--- begin SUPPLIED MATERIAL ---

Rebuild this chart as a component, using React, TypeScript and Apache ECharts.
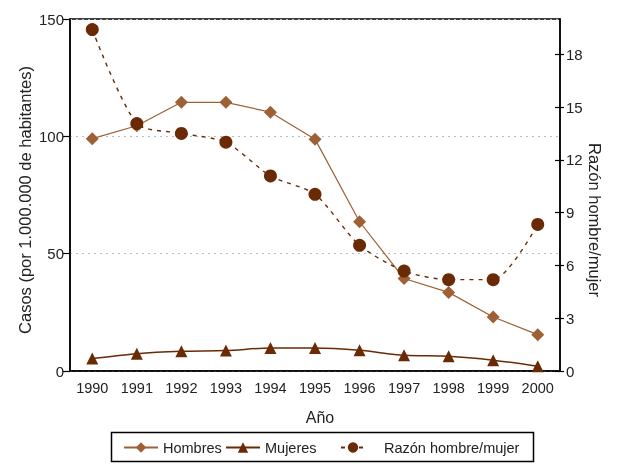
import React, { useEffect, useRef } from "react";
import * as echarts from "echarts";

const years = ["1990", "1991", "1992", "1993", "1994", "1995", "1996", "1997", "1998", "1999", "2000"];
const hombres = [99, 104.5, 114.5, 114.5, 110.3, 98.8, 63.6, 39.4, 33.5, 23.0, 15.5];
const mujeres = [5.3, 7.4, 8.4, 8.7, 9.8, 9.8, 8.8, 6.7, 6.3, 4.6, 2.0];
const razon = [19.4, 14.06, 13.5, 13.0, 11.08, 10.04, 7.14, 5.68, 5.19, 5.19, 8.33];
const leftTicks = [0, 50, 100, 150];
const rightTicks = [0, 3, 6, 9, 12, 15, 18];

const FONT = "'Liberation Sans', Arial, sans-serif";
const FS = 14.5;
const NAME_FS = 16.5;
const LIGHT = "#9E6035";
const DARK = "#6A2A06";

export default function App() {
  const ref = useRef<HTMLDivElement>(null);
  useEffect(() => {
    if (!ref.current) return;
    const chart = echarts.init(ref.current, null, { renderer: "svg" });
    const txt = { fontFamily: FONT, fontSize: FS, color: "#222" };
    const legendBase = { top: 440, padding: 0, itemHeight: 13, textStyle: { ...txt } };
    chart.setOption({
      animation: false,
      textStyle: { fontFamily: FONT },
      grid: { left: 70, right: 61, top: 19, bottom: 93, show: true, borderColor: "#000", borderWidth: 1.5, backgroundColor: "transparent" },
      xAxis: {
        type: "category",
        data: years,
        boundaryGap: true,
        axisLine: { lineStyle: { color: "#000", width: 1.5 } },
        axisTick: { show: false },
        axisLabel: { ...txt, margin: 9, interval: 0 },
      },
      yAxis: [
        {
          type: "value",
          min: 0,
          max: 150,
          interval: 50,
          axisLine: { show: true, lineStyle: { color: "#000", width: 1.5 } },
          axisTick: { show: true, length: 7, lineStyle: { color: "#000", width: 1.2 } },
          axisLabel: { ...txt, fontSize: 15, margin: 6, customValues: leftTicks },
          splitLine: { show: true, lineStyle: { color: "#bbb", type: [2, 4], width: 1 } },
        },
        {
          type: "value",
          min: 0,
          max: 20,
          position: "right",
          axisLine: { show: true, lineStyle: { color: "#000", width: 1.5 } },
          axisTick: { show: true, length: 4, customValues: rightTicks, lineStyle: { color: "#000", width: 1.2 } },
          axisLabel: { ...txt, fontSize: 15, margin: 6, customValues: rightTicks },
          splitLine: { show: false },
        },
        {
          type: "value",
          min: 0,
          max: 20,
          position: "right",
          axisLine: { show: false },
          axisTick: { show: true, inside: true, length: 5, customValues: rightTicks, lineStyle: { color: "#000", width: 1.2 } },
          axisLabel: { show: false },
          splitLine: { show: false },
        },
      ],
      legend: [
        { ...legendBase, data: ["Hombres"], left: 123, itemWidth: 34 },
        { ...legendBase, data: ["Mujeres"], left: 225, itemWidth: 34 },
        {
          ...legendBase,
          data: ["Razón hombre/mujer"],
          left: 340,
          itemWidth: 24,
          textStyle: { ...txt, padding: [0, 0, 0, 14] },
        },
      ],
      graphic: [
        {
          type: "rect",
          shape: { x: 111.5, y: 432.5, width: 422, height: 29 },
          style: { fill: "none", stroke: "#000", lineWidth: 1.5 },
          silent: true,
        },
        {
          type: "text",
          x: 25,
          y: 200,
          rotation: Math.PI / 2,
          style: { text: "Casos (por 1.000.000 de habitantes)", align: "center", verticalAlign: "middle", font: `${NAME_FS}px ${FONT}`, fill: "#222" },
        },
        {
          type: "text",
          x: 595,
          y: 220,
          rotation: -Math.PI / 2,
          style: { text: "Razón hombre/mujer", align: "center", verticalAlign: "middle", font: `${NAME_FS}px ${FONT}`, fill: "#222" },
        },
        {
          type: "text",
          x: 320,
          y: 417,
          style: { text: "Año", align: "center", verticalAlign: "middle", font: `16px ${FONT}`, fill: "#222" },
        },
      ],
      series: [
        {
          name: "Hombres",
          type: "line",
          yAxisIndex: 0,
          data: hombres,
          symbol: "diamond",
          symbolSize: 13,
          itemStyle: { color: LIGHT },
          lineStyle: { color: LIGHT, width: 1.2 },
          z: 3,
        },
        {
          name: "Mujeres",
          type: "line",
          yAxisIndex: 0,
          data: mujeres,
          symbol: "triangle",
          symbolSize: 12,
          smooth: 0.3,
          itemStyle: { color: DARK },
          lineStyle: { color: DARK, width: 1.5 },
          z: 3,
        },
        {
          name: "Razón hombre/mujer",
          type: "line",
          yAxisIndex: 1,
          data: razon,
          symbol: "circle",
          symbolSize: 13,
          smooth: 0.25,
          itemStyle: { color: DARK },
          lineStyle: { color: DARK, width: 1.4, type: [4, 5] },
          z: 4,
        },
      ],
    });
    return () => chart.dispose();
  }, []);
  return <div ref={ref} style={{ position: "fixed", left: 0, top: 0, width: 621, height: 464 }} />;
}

--- end SUPPLIED MATERIAL ---

Please take the lines from the beginning of the data above through the line holding "import * as" and transcribe them exactly, without any pictures.

Rebuild this chart as a component, using React, TypeScript and Apache ECharts.
import React, { useEffect, useRef } from "react";
import * as echarts from "echarts";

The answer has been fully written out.